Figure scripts
━━━━
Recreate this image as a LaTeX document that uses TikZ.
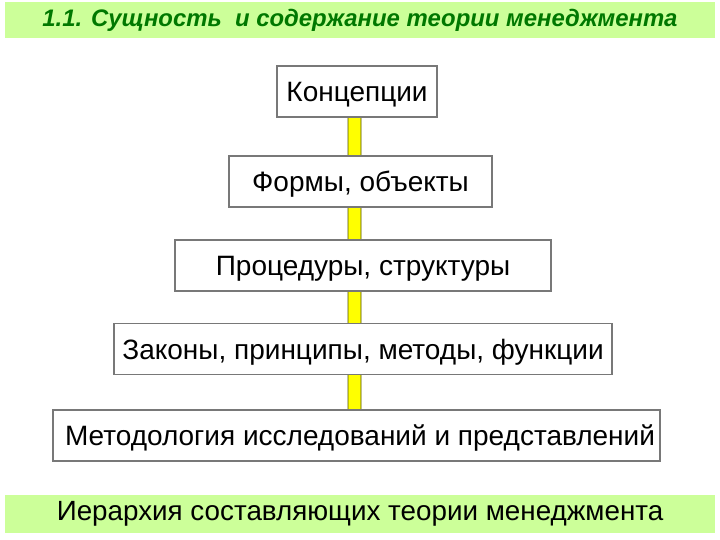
\documentclass[tikz,border=0pt]{standalone}
\usepackage{fontspec}
\setmainfont{Liberation Sans}
\definecolor{bar}{RGB}{204,255,153}
\definecolor{head}{RGB}{0,120,0}
\definecolor{edge}{RGB}{120,120,120}
\definecolor{shaft}{RGB}{255,255,0}
\usetikzlibrary{backgrounds}
\tikzstyle{base}=[x=1pt, y=-1pt, inner sep=0pt, outer sep=0pt]
\tikzstyle{band}=[fill=bar, draw=none, minimum width=710pt, minimum height=36pt]
\tikzstyle{level}=[draw=edge, line width=1.3pt, fill=white, minimum height=51pt,
    text height=20pt, text depth=0pt, font=\fontsize{28}{32}\selectfont]

\begin{document}
\begin{tikzpicture}[base]
    \path [use as bounding box] (0,0) rectangle (720,540);
    % title and caption
    \node [band] (title) at (360,20.5) {};
    \node [head, font=\fontsize{23.9}{28}\selectfont\bfseries\itshape] at (title) {1.1. Сущность \ и содержание теории менеджмента};
    \node [band, minimum height=38pt] (caption) at (360,514) {};
    \node [font=\fontsize{27.8}{32}\selectfont] at (caption) {Иерархия составляющих теории менеджмента};
    % hierarchy
    \node [level, minimum width=160pt] (konc) at (357,91.5) {Концепции};
    \node [level, minimum width=263pt] (form) at (360.5,181.5) {Формы, объекты};
    \node [level, minimum width=376pt] (proc) at (363,265.5) {Процедуры, структуры};
    \node [level, minimum width=498pt] (zak) at (363,349) {Законы, принципы, методы, функции};
    \node [level, minimum width=607pt] (metod) at (356.5,435.5) {\hspace*{7pt}Методология исследований и представлений};
    \coordinate (foot) at (354.5,0 |- metod.north);
    \coordinate (tip) at (354.5,0 |- konc.south);
    \begin{pgfonlayer}{background}
        \draw [draw=black!70!shaft, fill=shaft, line width=0.8pt]
            ([xshift=-6.5pt]foot) -- ([xshift=-6.5pt,yshift=1.8pt]tip)
            -- ([xshift=-11pt,yshift=1.8pt]tip) -- ([yshift=18pt]tip)
            -- ([xshift=11pt,yshift=1.8pt]tip) -- ([xshift=6.5pt,yshift=1.8pt]tip)
            -- ([xshift=6.5pt]foot) -- cycle;
    \end{pgfonlayer}
\end{tikzpicture}
\end{document}
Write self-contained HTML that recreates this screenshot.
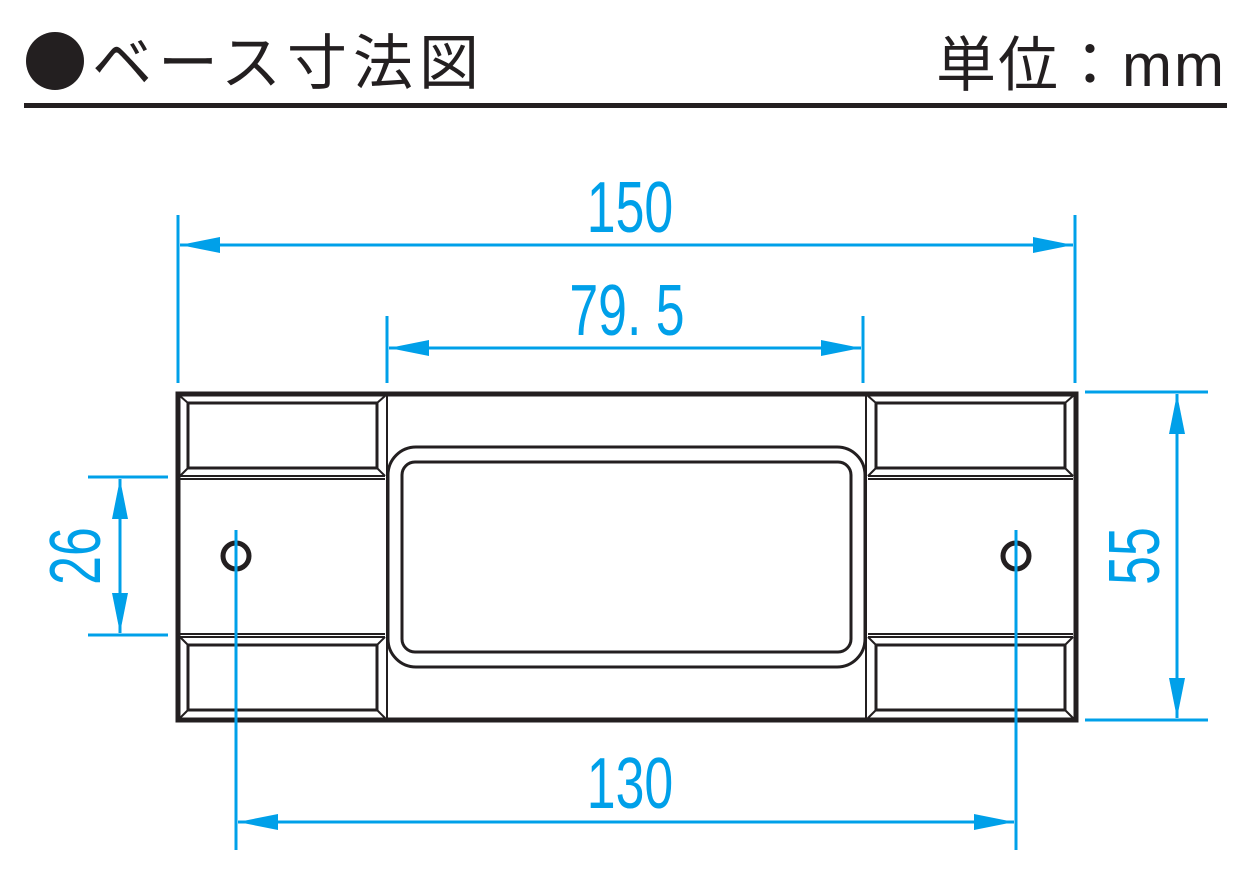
<!DOCTYPE html>
<html><head><meta charset="utf-8"><style>
html,body{margin:0;padding:0;background:#fff;}
svg{display:block}
</style></head><body>
<svg width="1250" height="880" viewBox="0 0 1250 880" xmlns="http://www.w3.org/2000/svg">
<defs>
<marker id="a" viewBox="0 0 40 16" refX="40" refY="8" markerWidth="40" markerHeight="16" markerUnits="userSpaceOnUse" orient="auto-start-reverse"><path d="M0,0 L40,8 L0,16 Z" fill="#00a0e9"/></marker>
</defs>
<!-- header -->
<circle cx="55" cy="61" r="29" fill="#231f20"/>
<text x="92" y="84" font-family="'Liberation Sans','Noto Sans CJK JP',sans-serif" font-size="60" letter-spacing="6" fill="#231f20">ベース寸法図</text>
<text x="1226" y="86" text-anchor="end" font-family="'Liberation Sans','Noto Sans CJK JP',sans-serif" font-size="60" letter-spacing="2" fill="#231f20">単位：mm</text>
<rect x="24" y="103" width="1203" height="5" fill="#231f20"/>

<g stroke="#00a0e9" stroke-width="3" fill="none">
<line x1="178" y1="215" x2="178" y2="383"/>
<line x1="1075" y1="215" x2="1075" y2="383"/>
<line x1="180" y1="245" x2="1073" y2="245" marker-start="url(#a)" marker-end="url(#a)"/>
<line x1="387" y1="316" x2="387" y2="383"/>
<line x1="863" y1="316" x2="863" y2="383"/>
<line x1="389" y1="348" x2="861" y2="348" marker-start="url(#a)" marker-end="url(#a)"/>
<line x1="238" y1="822" x2="1014" y2="822" marker-start="url(#a)" marker-end="url(#a)"/>
<line x1="88" y1="477" x2="168" y2="477"/>
<line x1="88" y1="635" x2="168" y2="635"/>
<line x1="120" y1="479" x2="120" y2="633" marker-start="url(#a)" marker-end="url(#a)"/>
<line x1="1085" y1="392" x2="1208" y2="392"/>
<line x1="1085" y1="720" x2="1208" y2="720"/>
<line x1="1177" y1="394" x2="1177" y2="718" marker-start="url(#a)" marker-end="url(#a)"/>
</g>
<g font-family="'Liberation Sans',sans-serif" font-size="72" fill="#00a0e9" text-anchor="middle">
<text transform="translate(630 232) scale(0.72 1)">150</text>
<text transform="translate(627 335) scale(0.72 1)">79. 5</text>
<text transform="translate(630 808) scale(0.72 1)">130</text>
<text transform="translate(100 556) rotate(-90) scale(0.72 1)">26</text>
<text transform="translate(1159 556) rotate(-90) scale(0.72 1)">55</text>
</g>

<!-- base -->
<g fill="none" stroke="#231f20">
<rect x="178" y="394" width="898" height="326" stroke-width="5"/>
<line x1="387" y1="394" x2="387" y2="720" stroke-width="2"/>
<line x1="866" y1="394" x2="866" y2="720" stroke-width="2"/>
<rect x="188" y="403" width="189" height="65" stroke-width="3"/>
<line x1="180" y1="396" x2="188" y2="403" stroke-width="2"/>
<line x1="385" y1="396" x2="377" y2="403" stroke-width="2"/>
<line x1="180" y1="476" x2="188" y2="468" stroke-width="2"/>
<line x1="385" y1="476" x2="377" y2="468" stroke-width="2"/>
<line x1="180" y1="476" x2="385" y2="476" stroke-width="2"/>
<line x1="180" y1="479" x2="385" y2="479" stroke-width="2"/>
<rect x="188" y="645" width="189" height="65" stroke-width="3"/>
<line x1="180" y1="634" x2="385" y2="634" stroke-width="2"/>
<line x1="180" y1="637" x2="385" y2="637" stroke-width="2"/>
<line x1="180" y1="637" x2="188" y2="645" stroke-width="2"/>
<line x1="385" y1="637" x2="377" y2="645" stroke-width="2"/>
<line x1="180" y1="718" x2="188" y2="710" stroke-width="2"/>
<line x1="385" y1="718" x2="377" y2="710" stroke-width="2"/>
<rect x="876" y="403" width="189" height="65" stroke-width="3"/>
<line x1="868" y1="396" x2="876" y2="403" stroke-width="2"/>
<line x1="1073" y1="396" x2="1065" y2="403" stroke-width="2"/>
<line x1="868" y1="476" x2="876" y2="468" stroke-width="2"/>
<line x1="1073" y1="476" x2="1065" y2="468" stroke-width="2"/>
<line x1="868" y1="476" x2="1073" y2="476" stroke-width="2"/>
<line x1="868" y1="479" x2="1073" y2="479" stroke-width="2"/>
<rect x="876" y="645" width="189" height="65" stroke-width="3"/>
<line x1="868" y1="634" x2="1073" y2="634" stroke-width="2"/>
<line x1="868" y1="637" x2="1073" y2="637" stroke-width="2"/>
<line x1="868" y1="637" x2="876" y2="645" stroke-width="2"/>
<line x1="1073" y1="637" x2="1065" y2="645" stroke-width="2"/>
<line x1="868" y1="718" x2="876" y2="710" stroke-width="2"/>
<line x1="1073" y1="718" x2="1065" y2="710" stroke-width="2"/>
<rect x="388" y="447" width="477" height="220" rx="28" stroke-width="3"/>
<rect x="402" y="462" width="449" height="190" rx="13" stroke-width="3"/>
<circle cx="236" cy="556" r="13" stroke-width="5"/>
<circle cx="1016" cy="556" r="13" stroke-width="5"/>
</g>
<line x1="236" y1="530" x2="236" y2="850" stroke="#00a0e9" stroke-width="3"/>
<line x1="1016" y1="530" x2="1016" y2="850" stroke="#00a0e9" stroke-width="3"/>
</svg>
</body></html>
━━━━
# [Problem]
Take the lines from the first line of the entries through the line with "text height=20pt, text", inclusive, and give them again exactly, minus any pictures.

# [Reply]
Recreate this image as a LaTeX document that uses TikZ.
\documentclass[tikz,border=0pt]{standalone}
\usepackage{fontspec}
\setmainfont{Liberation Sans}
\definecolor{bar}{RGB}{204,255,153}
\definecolor{head}{RGB}{0,120,0}
\definecolor{edge}{RGB}{120,120,120}
\definecolor{shaft}{RGB}{255,255,0}
\usetikzlibrary{backgrounds}
\tikzstyle{base}=[x=1pt, y=-1pt, inner sep=0pt, outer sep=0pt]
\tikzstyle{band}=[fill=bar, draw=none, minimum width=710pt, minimum height=36pt]
\tikzstyle{level}=[draw=edge, line width=1.3pt, fill=white, minimum height=51pt,
    text height=20pt, text depth=0pt, font=\fontsize{28}{32}\selectfont]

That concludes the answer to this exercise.